** Start of Dataset extract **

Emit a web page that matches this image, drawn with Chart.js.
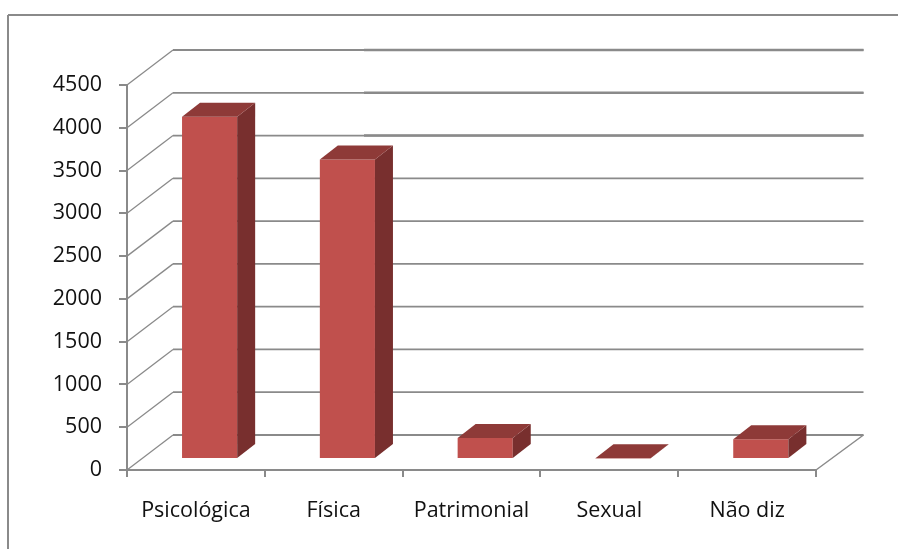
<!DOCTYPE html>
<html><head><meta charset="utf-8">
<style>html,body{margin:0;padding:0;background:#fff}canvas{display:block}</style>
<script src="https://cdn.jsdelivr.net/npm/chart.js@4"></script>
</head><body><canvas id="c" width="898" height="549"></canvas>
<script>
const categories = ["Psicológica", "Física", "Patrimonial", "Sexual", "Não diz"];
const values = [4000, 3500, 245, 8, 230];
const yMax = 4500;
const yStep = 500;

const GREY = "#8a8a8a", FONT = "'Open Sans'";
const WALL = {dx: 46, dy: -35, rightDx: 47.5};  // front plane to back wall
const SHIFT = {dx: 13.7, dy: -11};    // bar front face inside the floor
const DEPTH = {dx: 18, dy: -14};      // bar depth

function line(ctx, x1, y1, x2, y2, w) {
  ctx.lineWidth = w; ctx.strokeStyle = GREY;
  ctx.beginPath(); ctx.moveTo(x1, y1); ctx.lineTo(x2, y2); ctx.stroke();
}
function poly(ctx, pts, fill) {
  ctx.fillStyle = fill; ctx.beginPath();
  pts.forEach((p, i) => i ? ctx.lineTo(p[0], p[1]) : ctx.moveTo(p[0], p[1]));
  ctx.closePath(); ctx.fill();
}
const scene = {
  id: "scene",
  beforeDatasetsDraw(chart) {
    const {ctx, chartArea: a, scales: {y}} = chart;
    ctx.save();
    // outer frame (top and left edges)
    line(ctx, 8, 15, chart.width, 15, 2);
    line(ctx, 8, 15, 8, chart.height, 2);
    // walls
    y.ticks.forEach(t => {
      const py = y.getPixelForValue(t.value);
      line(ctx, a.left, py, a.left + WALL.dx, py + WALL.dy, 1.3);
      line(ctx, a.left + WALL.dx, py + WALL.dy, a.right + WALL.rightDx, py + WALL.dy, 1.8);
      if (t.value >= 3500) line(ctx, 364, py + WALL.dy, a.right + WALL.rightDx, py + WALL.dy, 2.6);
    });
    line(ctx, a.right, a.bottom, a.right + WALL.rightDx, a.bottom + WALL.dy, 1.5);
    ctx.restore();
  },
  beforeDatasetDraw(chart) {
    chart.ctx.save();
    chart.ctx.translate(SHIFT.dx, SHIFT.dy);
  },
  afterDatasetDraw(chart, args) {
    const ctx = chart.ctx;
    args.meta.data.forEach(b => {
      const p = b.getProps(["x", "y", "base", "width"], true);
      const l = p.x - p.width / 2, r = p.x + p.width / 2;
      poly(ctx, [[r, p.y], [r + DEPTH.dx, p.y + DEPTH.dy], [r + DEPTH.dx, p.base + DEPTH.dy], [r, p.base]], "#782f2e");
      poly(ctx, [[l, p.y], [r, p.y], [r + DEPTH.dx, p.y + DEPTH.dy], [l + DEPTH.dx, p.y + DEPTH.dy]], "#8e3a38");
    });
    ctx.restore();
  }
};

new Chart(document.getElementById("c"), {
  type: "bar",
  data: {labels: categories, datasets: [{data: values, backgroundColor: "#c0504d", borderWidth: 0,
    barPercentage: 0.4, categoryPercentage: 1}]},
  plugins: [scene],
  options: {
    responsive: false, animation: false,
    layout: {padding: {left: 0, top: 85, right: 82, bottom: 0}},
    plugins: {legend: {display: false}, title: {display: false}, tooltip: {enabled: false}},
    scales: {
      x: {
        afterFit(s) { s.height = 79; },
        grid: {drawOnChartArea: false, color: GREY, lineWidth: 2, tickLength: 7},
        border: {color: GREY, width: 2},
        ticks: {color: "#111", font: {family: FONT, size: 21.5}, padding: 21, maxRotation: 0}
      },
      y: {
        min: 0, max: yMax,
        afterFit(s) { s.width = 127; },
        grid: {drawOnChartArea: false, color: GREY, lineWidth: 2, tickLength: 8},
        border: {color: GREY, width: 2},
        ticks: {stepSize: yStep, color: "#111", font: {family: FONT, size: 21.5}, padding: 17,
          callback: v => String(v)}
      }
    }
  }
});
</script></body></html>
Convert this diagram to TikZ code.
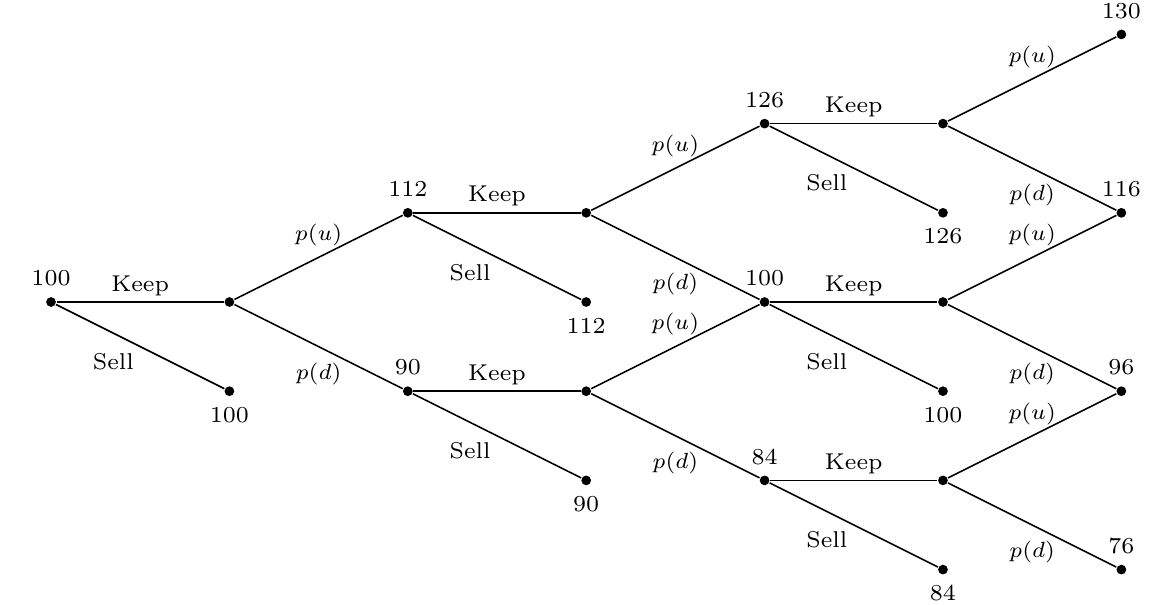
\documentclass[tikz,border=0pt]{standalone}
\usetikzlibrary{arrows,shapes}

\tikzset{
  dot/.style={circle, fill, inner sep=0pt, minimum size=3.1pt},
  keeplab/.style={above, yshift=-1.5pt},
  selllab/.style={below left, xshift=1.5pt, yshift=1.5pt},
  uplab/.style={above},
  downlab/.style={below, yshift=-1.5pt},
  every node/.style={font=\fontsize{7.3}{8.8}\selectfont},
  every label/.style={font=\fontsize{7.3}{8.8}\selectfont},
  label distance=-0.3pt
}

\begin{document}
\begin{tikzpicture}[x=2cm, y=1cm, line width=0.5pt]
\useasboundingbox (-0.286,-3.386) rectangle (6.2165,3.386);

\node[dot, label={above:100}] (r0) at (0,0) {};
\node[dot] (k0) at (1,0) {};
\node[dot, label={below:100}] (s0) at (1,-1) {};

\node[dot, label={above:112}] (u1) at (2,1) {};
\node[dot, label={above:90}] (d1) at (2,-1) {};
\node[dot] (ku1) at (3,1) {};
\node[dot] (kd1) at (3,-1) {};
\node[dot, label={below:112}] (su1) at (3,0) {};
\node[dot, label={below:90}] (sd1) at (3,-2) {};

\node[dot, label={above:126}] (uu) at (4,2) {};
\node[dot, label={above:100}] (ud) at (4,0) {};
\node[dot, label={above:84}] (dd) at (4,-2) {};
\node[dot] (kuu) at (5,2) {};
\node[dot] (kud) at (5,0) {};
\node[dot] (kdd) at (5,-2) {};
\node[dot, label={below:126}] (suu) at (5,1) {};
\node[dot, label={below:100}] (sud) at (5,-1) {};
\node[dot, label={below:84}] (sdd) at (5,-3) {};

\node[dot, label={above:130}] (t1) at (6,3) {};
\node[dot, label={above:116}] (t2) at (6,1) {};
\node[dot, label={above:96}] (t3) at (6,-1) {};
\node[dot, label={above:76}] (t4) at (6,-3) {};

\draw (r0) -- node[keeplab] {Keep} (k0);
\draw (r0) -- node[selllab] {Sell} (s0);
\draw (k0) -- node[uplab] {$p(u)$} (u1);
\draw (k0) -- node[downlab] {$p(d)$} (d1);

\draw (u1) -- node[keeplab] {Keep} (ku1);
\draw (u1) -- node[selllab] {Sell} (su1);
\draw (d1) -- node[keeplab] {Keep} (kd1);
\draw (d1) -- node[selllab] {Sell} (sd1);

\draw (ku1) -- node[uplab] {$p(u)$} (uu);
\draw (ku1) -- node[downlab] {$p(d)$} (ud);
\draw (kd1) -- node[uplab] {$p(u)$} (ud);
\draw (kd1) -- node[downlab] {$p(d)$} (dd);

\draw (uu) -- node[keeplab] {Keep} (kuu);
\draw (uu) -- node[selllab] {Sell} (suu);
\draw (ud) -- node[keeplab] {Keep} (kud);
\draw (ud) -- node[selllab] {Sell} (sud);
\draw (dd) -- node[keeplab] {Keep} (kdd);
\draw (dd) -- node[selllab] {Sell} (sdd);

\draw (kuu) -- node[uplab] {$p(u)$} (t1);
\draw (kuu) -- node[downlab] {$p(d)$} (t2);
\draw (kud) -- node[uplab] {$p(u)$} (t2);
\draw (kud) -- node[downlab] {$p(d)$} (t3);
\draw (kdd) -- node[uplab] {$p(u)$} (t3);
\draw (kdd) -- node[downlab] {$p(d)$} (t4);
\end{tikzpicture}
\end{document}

** End of Dataset extract **

Task to complete: Determine the number of lines in the data that contain "this" as a word or string, and state only that number.

Solution: 2